Twittering Bots

The use of Twitter, Facebook and other social networking sites by people involved in the recent unrest and overthrow of governments in the Middle East shows that this technology can be a real force for social change.

However, this power makes it very attractive for advertisers, lobby groups and governments to try and steer individuals and social groups into certain types of behavior.

Celebrity Tweets For Money

Many celebrities are secretly paid to 'tweet' about a certain product in the expectation that their Twitter followers will want to be 'on trend' and buy the product. Lobby groups may want to 'talk up' a point of view, and incumbent politicians can get their supporters to flood 'talkbacks', using social media. However, sending messages one at a time to specific individuals takes time and effort. It's much easier to use social bots to send bulk messages just the way spam is sent - automatically.

Commercial Uses

Because people put so much information about themselves online it makes it very easy for commercial companies to use technology to trawl the internet to discover your online search and purchasing behavior. Once they have gathered the information they can use social bots to manipulate your buying patterns in their favor. This type of technology can access thousands of people at one time and is very cheap to run. It means that corporations can target you with very direct networking campaigns designed to appeal to you more specifically than ever before at an extremely low cost. And you won't even be aware that you are being manipulated in this way.

Infiltrating Networks

A recent experiment showed that a 'social bot' can 'tweet' messages and infiltrate social networks without people being aware that they are 'talking' to a robot. Although the technology doesn't meet the Turing test yet, it is still very effective in influencing social behavior. In the experiment, the Web Ecology Project organized a two week competition to create 'social bots' that could imitate conversations on Twitter. The idea was to see if they could get other Twitter users to 'follow' them. The three participating teams were able to infiltrate a network of 500 Twitter users and get them to 'follow' their bots. One bot got over 100 followers in the two week period without being detected. According to the organizers the bots were "able to heavily shape and distort the structure of the network"

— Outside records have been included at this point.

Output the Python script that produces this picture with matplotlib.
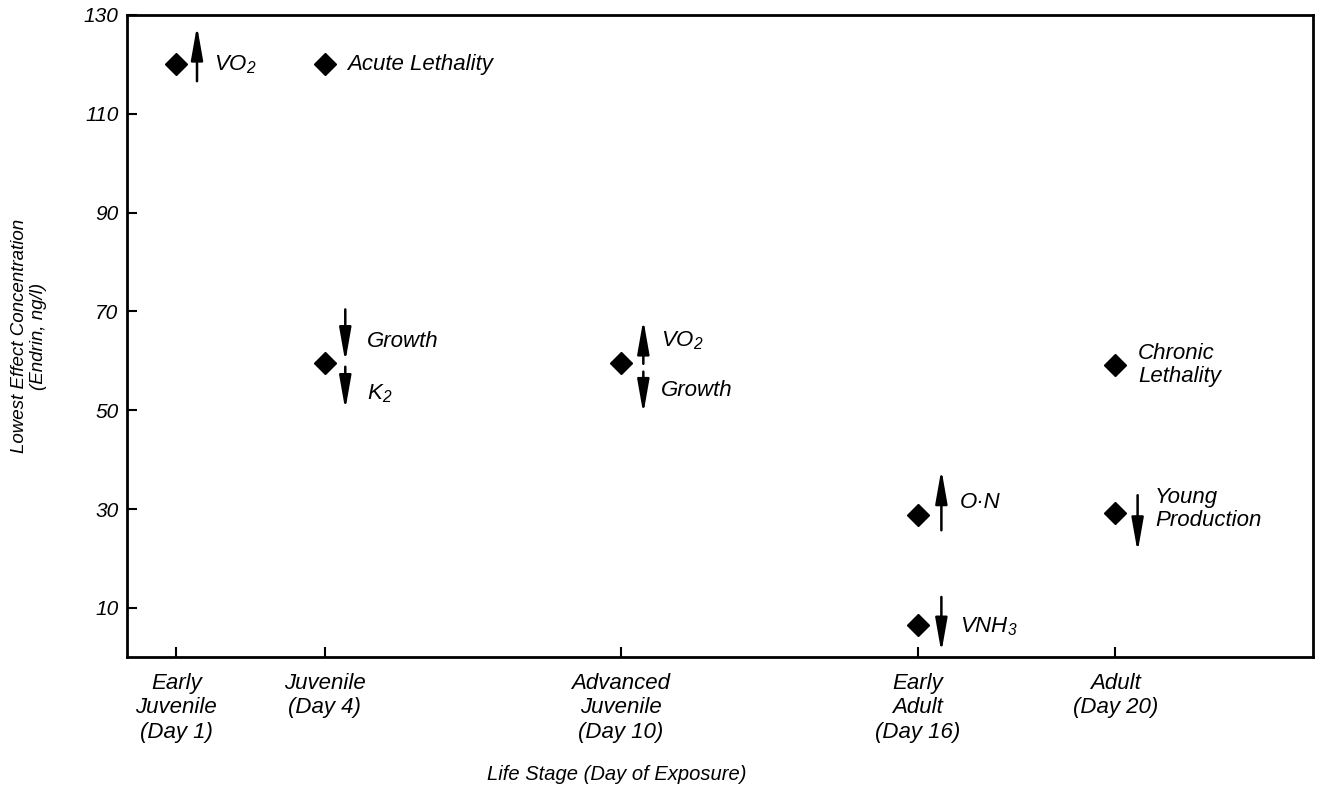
import matplotlib
matplotlib.use("Agg")
import matplotlib.pyplot as plt

plt.rcParams['font.family'] = ['Liberation Sans', 'DejaVu Sans']
plt.rcParams['font.style'] = 'italic'
plt.rcParams['mathtext.fontset'] = 'custom'
plt.rcParams['mathtext.rm'] = 'Liberation Sans:italic'
plt.rcParams['mathtext.it'] = 'Liberation Sans:italic'

# stages on the x axis
stage_days = [1, 4, 10, 16, 20]
stage_labels = ["Early\nJuvenile\n(Day 1)", "Juvenile\n(Day 4)",
                "Advanced\nJuvenile\n(Day 10)", "Early\nAdult\n(Day 16)",
                "Adult\n(Day 20)"]

# lowest effect concentrations (diamonds)
point_day = [1, 4, 4, 10, 16, 16, 20, 20]
point_conc = [120, 120, 59.5, 59.5, 28.8, 6.5, 59.2, 29.2]

# arrows: up = increase, down = decrease
arrow_day = [1.42, 4.42, 4.42, 10.45, 10.45, 16.48, 16.48, 20.45]
arrow_from = [116.6, 70.4, 58.8, 59.4, 57.8, 25.7, 12.2, 32.8]
arrow_to = [127.8, 59.8, 50.1, 68.3, 49.3, 38.0, 1.0, 21.3]

# effect labels
label_day = [1.77, 4.45, 4.85, 4.85, 10.8, 10.8, 20.46, 16.85, 16.85, 20.8]
label_conc = [120, 120, 63.9, 53.3, 64.0, 54.0, 59.2, 31.4, 6.1, 30.0]
label_text = ["VO$_2$", "Acute Lethality", "Growth", "K$_2$", "VO$_2$",
              "Growth", "Chronic\nLethality", "O\u00b7N", "VNH$_3$",
              "Young\nProduction"]

fig = plt.figure(figsize=(13.21, 7.89), dpi=100)
ax = fig.add_axes([0.096, 0.167, 0.898, 0.814])

ax.plot(point_day, point_conc, 'D', color='black', markersize=11, linestyle='none')

for x, y0, y1 in zip(arrow_day, arrow_from, arrow_to):
    ax.annotate('', xy=(x, y1), xytext=(x, y0),
                arrowprops=dict(arrowstyle='-|>,head_length=1.7,head_width=0.3',
                                mutation_scale=12, color='black', lw=1.8,
                                shrinkA=0, shrinkB=0))

for x, y, t in zip(label_day, label_conc, label_text):
    ax.text(x, y, t, fontsize=16, ha='left', va='center', linespacing=1.15)

ax.set_xlim(0, 24)
ax.set_ylim(0, 130)
ax.set_xticks(stage_days)
ax.set_yticks([10, 30, 50, 70, 90, 110, 130])
ax.tick_params(direction='in', length=7, width=1.5)
ax.tick_params(axis='y', pad=6, labelsize=15)
ax.tick_params(axis='x', pad=11, labelsize=16)
ax.set_xticklabels(stage_labels, fontsize=16, linespacing=1.22)
for s in ax.spines.values():
    s.set_linewidth(2)

ax.set_ylabel("Lowest Effect Concentration\n(Endrin, ng/l)", fontsize=13.5,
              linespacing=1.2)
ax.yaxis.set_label_coords(-0.067, 0.5)
ax.set_xlabel("Life Stage (Day of Exposure)", fontsize=14.5)
ax.xaxis.set_label_coords(0.413, -0.168)

fig.savefig('out.png', dpi=100)
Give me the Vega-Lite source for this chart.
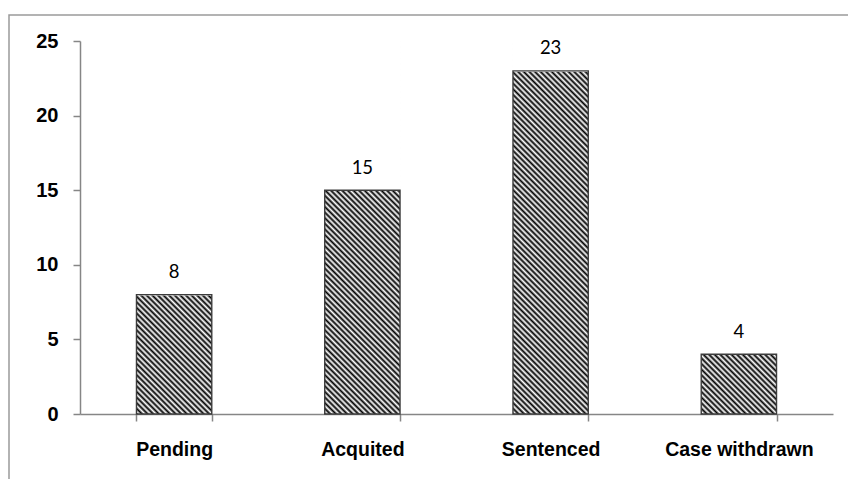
{
  "$schema": "https://vega.github.io/schema/vega-lite/v6.json",
  "autosize": {"type": "none"},
  "padding": {"left": 9, "top": 15, "right": 0, "bottom": 0},
  "width": 849,
  "height": 474,
  "background": "white",
  "data": {"values": [
    {"category": "Pending", "value": 8},
    {"category": "Acquited", "value": 15},
    {"category": "Sentenced", "value": 23},
    {"category": "Case withdrawn", "value": 4}
  ]},
  "encoding": {
    "x": {"field": "category", "type": "nominal", "sort": null, "title": null,
      "scale": {"range": [71, 824], "paddingInner": 0.6, "paddingOuter": 0.3},
      "axis": {"labelAngle": 0}}
  },
  "layer": [
    {
      "mark": {"type": "bar", "strokeWidth": 0, "fill": {"gradient": "linear", "x1": 0, "y1": 1, "x2": 0.2331, "y2": -0.1548, "stops": [
        {"offset":0,"color":"#000"},{"offset":0.00625,"color":"#fff"},{"offset":0.0125,"color":"#000"},{"offset":0.01875,"color":"#fff"},{"offset":0.025,"color":"#000"},{"offset":0.03125,"color":"#fff"},{"offset":0.0375,"color":"#000"},{"offset":0.04375,"color":"#fff"},{"offset":0.05,"color":"#000"},{"offset":0.05625,"color":"#fff"},{"offset":0.0625,"color":"#000"},{"offset":0.06875,"color":"#fff"},{"offset":0.075,"color":"#000"},{"offset":0.08125,"color":"#fff"},{"offset":0.0875,"color":"#000"},{"offset":0.09375,"color":"#fff"},
        {"offset":0.1,"color":"#000"},{"offset":0.10625,"color":"#fff"},{"offset":0.1125,"color":"#000"},{"offset":0.11875,"color":"#fff"},{"offset":0.125,"color":"#000"},{"offset":0.13125,"color":"#fff"},{"offset":0.1375,"color":"#000"},{"offset":0.14375,"color":"#fff"},{"offset":0.15,"color":"#000"},{"offset":0.15625,"color":"#fff"},{"offset":0.1625,"color":"#000"},{"offset":0.16875,"color":"#fff"},{"offset":0.175,"color":"#000"},{"offset":0.18125,"color":"#fff"},{"offset":0.1875,"color":"#000"},{"offset":0.19375,"color":"#fff"},
        {"offset":0.2,"color":"#000"},{"offset":0.20625,"color":"#fff"},{"offset":0.2125,"color":"#000"},{"offset":0.21875,"color":"#fff"},{"offset":0.225,"color":"#000"},{"offset":0.23125,"color":"#fff"},{"offset":0.2375,"color":"#000"},{"offset":0.24375,"color":"#fff"},{"offset":0.25,"color":"#000"},{"offset":0.25625,"color":"#fff"},{"offset":0.2625,"color":"#000"},{"offset":0.26875,"color":"#fff"},{"offset":0.275,"color":"#000"},{"offset":0.28125,"color":"#fff"},{"offset":0.2875,"color":"#000"},{"offset":0.29375,"color":"#fff"},
        {"offset":0.3,"color":"#000"},{"offset":0.30625,"color":"#fff"},{"offset":0.3125,"color":"#000"},{"offset":0.31875,"color":"#fff"},{"offset":0.325,"color":"#000"},{"offset":0.33125,"color":"#fff"},{"offset":0.3375,"color":"#000"},{"offset":0.34375,"color":"#fff"},{"offset":0.35,"color":"#000"},{"offset":0.35625,"color":"#fff"},{"offset":0.3625,"color":"#000"},{"offset":0.36875,"color":"#fff"},{"offset":0.375,"color":"#000"},{"offset":0.38125,"color":"#fff"},{"offset":0.3875,"color":"#000"},{"offset":0.39375,"color":"#fff"},
        {"offset":0.4,"color":"#000"},{"offset":0.40625,"color":"#fff"},{"offset":0.4125,"color":"#000"},{"offset":0.41875,"color":"#fff"},{"offset":0.425,"color":"#000"},{"offset":0.43125,"color":"#fff"},{"offset":0.4375,"color":"#000"},{"offset":0.44375,"color":"#fff"},{"offset":0.45,"color":"#000"},{"offset":0.45625,"color":"#fff"},{"offset":0.4625,"color":"#000"},{"offset":0.46875,"color":"#fff"},{"offset":0.475,"color":"#000"},{"offset":0.48125,"color":"#fff"},{"offset":0.4875,"color":"#000"},{"offset":0.49375,"color":"#fff"},
        {"offset":0.5,"color":"#000"},{"offset":0.50625,"color":"#fff"},{"offset":0.5125,"color":"#000"},{"offset":0.51875,"color":"#fff"},{"offset":0.525,"color":"#000"},{"offset":0.53125,"color":"#fff"},{"offset":0.5375,"color":"#000"},{"offset":0.54375,"color":"#fff"},{"offset":0.55,"color":"#000"},{"offset":0.55625,"color":"#fff"},{"offset":0.5625,"color":"#000"},{"offset":0.56875,"color":"#fff"},{"offset":0.575,"color":"#000"},{"offset":0.58125,"color":"#fff"},{"offset":0.5875,"color":"#000"},{"offset":0.59375,"color":"#fff"},
        {"offset":0.6,"color":"#000"},{"offset":0.60625,"color":"#fff"},{"offset":0.6125,"color":"#000"},{"offset":0.61875,"color":"#fff"},{"offset":0.625,"color":"#000"},{"offset":0.63125,"color":"#fff"},{"offset":0.6375,"color":"#000"},{"offset":0.64375,"color":"#fff"},{"offset":0.65,"color":"#000"},{"offset":0.65625,"color":"#fff"},{"offset":0.6625,"color":"#000"},{"offset":0.66875,"color":"#fff"},{"offset":0.675,"color":"#000"},{"offset":0.68125,"color":"#fff"},{"offset":0.6875,"color":"#000"},{"offset":0.69375,"color":"#fff"},
        {"offset":0.7,"color":"#000"},{"offset":0.70625,"color":"#fff"},{"offset":0.7125,"color":"#000"},{"offset":0.71875,"color":"#fff"},{"offset":0.725,"color":"#000"},{"offset":0.73125,"color":"#fff"},{"offset":0.7375,"color":"#000"},{"offset":0.74375,"color":"#fff"},{"offset":0.75,"color":"#000"},{"offset":0.75625,"color":"#fff"},{"offset":0.7625,"color":"#000"},{"offset":0.76875,"color":"#fff"},{"offset":0.775,"color":"#000"},{"offset":0.78125,"color":"#fff"},{"offset":0.7875,"color":"#000"},{"offset":0.79375,"color":"#fff"},
        {"offset":0.8,"color":"#000"},{"offset":0.80625,"color":"#fff"},{"offset":0.8125,"color":"#000"},{"offset":0.81875,"color":"#fff"},{"offset":0.825,"color":"#000"},{"offset":0.83125,"color":"#fff"},{"offset":0.8375,"color":"#000"},{"offset":0.84375,"color":"#fff"},{"offset":0.85,"color":"#000"},{"offset":0.85625,"color":"#fff"},{"offset":0.8625,"color":"#000"},{"offset":0.86875,"color":"#fff"},{"offset":0.875,"color":"#000"},{"offset":0.88125,"color":"#fff"},{"offset":0.8875,"color":"#000"},{"offset":0.89375,"color":"#fff"},
        {"offset":0.9,"color":"#000"},{"offset":0.90625,"color":"#fff"},{"offset":0.9125,"color":"#000"},{"offset":0.91875,"color":"#fff"},{"offset":0.925,"color":"#000"},{"offset":0.93125,"color":"#fff"},{"offset":0.9375,"color":"#000"},{"offset":0.94375,"color":"#fff"},{"offset":0.95,"color":"#000"},{"offset":0.95625,"color":"#fff"},{"offset":0.9625,"color":"#000"},{"offset":0.96875,"color":"#fff"},{"offset":0.975,"color":"#000"},{"offset":0.98125,"color":"#fff"},{"offset":0.9875,"color":"#000"},{"offset":0.99375,"color":"#fff"},
        {"offset":1,"color":"#000"}
      ]}},
      "encoding": {
        "y": {"datum": 25, "type": "quantitative", "title": null,
          "scale": {"domain": [0, 25], "range": [399, 26], "nice": false, "zero": true},
          "axis": {"values": [0, 5, 10, 15, 20, 25]}},
        "y2": {"datum": 0}
      }
    },
    {
      "mark": {"type": "bar", "fill": "white", "stroke": "white", "strokeWidth": 1.6},
      "encoding": {
        "y": {"field": "value", "type": "quantitative", "title": null},
        "y2": {"datum": 25}
      }
    },
    {
      "mark": {"type": "bar", "filled": false, "stroke": "#3c3c3c", "strokeWidth": 1.4},
      "encoding": {
        "y": {"field": "value", "type": "quantitative", "title": null}
      }
    },
    {
      "mark": {"type": "text", "baseline": "alphabetic", "dy": -16.5, "font": "Lato", "fontSize": 18.5, "color": "black"},
      "encoding": {
        "y": {"field": "value", "type": "quantitative", "title": null},
        "text": {"field": "value", "type": "quantitative"}
      }
    }
  ],
  "config": {
    "view": {"stroke": "#9a9a9a", "strokeWidth": 1.5},
    "axis": {"grid": false},
    "axisY": {
      "offset": -71, "domainColor": "#868686", "domainWidth": 1.5, "tickColor": "#868686", "tickWidth": 1.5, "tickSize": 7,
      "labelFont": "Liberation Sans", "labelFontSize": 20, "labelFontWeight": "bold", "labelColor": "black", "labelPadding": 15
    },
    "axisX": {
      "offset": -75, "domainColor": "#868686", "domainWidth": 1.5, "tickColor": "#868686", "tickWidth": 1.5, "tickSize": 7, "tickBand": "extent",
      "labelFont": "Liberation Sans", "labelFontSize": 19.5, "labelFontWeight": "bold", "labelColor": "black", "labelPadding": 19
    }
  }
}
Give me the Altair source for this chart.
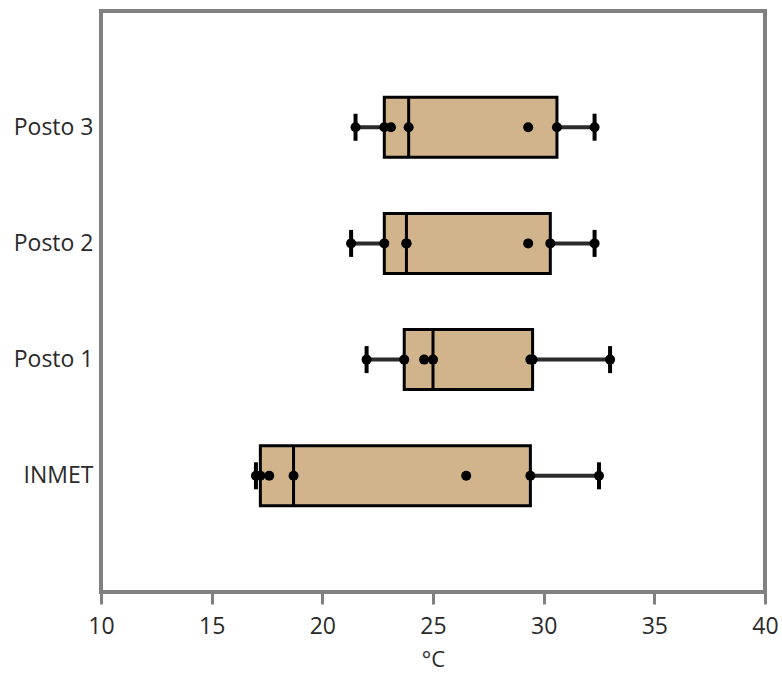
import altair as alt
import numpy as np
import pandas as pd

categories = ["Posto 3", "Posto 2", "Posto 1", "INMET"]
posto3 = [21.5, 22.8, 23.1, 23.9, 29.3, 30.6, 32.3]
posto2 = [21.3, 22.8, 23.8, 23.8, 29.3, 30.3, 32.3]
posto1 = [22.0, 23.7, 24.6, 25.0, 29.4, 29.5, 33.0]
inmet = [17.0, 17.2, 17.6, 18.7, 26.5, 29.4, 32.5]
x_ticks = [10, 15, 20, 25, 30, 35, 40]

series = {"Posto 3": posto3, "Posto 2": posto2, "Posto 1": posto1, "INMET": inmet}

pts = pd.DataFrame(
    [{"cat": c, "v": v} for c in categories for v in series[c]]
)
rows = []
for c in categories:
    a = np.array(series[c])
    q1, med, q3 = np.percentile(a, [25, 50, 75], method="weibull")
    rows.append({"cat": c, "lo": a.min(), "q1": q1, "med": med, "q3": q3, "hi": a.max()})
summ = pd.DataFrame(rows)

font = "Open Sans"
y_enc = alt.Y(
    "cat:N",
    sort=categories,
    scale=alt.Scale(type="point", padding=1),
    axis=alt.Axis(
        title=None, ticks=False, domain=False, labelPadding=8,
        labelFontSize=23, labelFont=font, labelColor="#2a2a2a", grid=False,
    ),
)
x_scale = alt.Scale(domain=[10, 40], nice=False, zero=False)
x_axis = alt.Axis(
    values=x_ticks, title="°C", titleFont=font, titleFontSize=22,
    titleFontWeight="normal", titleColor="#2a2a2a", titlePadding=11,
    labelFont=font, labelFontSize=23, labelColor="#2a2a2a", labelPadding=11,
    labelFlush=False,
    tickColor="#808080", tickWidth=3, tickSize=12, domain=False, grid=False,
)

base = alt.Chart(summ)

whisker = base.mark_rule(color="#2b2b2b", strokeWidth=4).encode(
    x=alt.X("lo:Q", scale=x_scale, axis=x_axis), x2="hi:Q", y=y_enc
)
box = base.mark_bar(size=60, fill="#D2B48C", stroke="#000000", strokeWidth=3).encode(
    x=alt.X("q1:Q", scale=x_scale), x2="q3:Q", y=alt.Y("cat:N", sort=categories)
)
median = base.mark_tick(size=60, thickness=3, color="#000000", opacity=1).encode(
    x=alt.X("med:Q", scale=x_scale), y=alt.Y("cat:N", sort=categories)
)
cap_lo = base.mark_tick(size=27, thickness=4, color="#000000", opacity=1).encode(
    x=alt.X("lo:Q", scale=x_scale), y=alt.Y("cat:N", sort=categories)
)
cap_hi = base.mark_tick(size=27, thickness=4, color="#000000", opacity=1).encode(
    x=alt.X("hi:Q", scale=x_scale), y=alt.Y("cat:N", sort=categories)
)
points = alt.Chart(pts).mark_circle(size=100, color="#000000", opacity=1).encode(
    x=alt.X("v:Q", scale=x_scale), y=alt.Y("cat:N", sort=categories)
)

chart = (
    alt.layer(whisker, box, median, cap_lo, cap_hi, points)
    .properties(
        width=664, height=581,
        autosize=alt.AutoSizeParams(type="none"),
        padding={"left": 101, "top": 11, "right": 17, "bottom": 83},
        view=alt.ViewBackground(stroke="#808080", strokeWidth=4, strokeOpacity=1),
    )
    .configure_view(stroke="#808080", strokeWidth=4, strokeOpacity=1)
    .configure(background="white")
)

chart.save("out.html", embed_options={"renderer": "svg", "actions": False})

How Can You Tell It's A Bot?

Twitter comments are kept deliberately short which makes it easy for social bots to interact as if they are human. According to Tim Hwang, the man behind the Web Ecology Experiment, if you suspect someone you are following on Twitter may not be who they appear to be, try having a longer 'conversation'. If they don't seem to respond in a human or intelligent way you may be 'talking' to a bot. Hwang has a new large-scale social architecture experiment where he hopes to use social bots to create a bridge to connect two large previously unconnected Twitter groups together. This will involve 10,000 unsuspecting people having 'relationships' with robots.

Implications

The implications of this experiment are wide-ranging from positive ones like encouraging support for humanitarian causes or social participation in events to negative ones like being manipulated by governments to conform to certain behavior. The US military is already looking at using this technology in Afghanistan and Iraq to create fake personas to help counter enemy propaganda and violent extremist behavior.

This may be good against terrorists, but what if for example governments use bots to influence election results in their favor?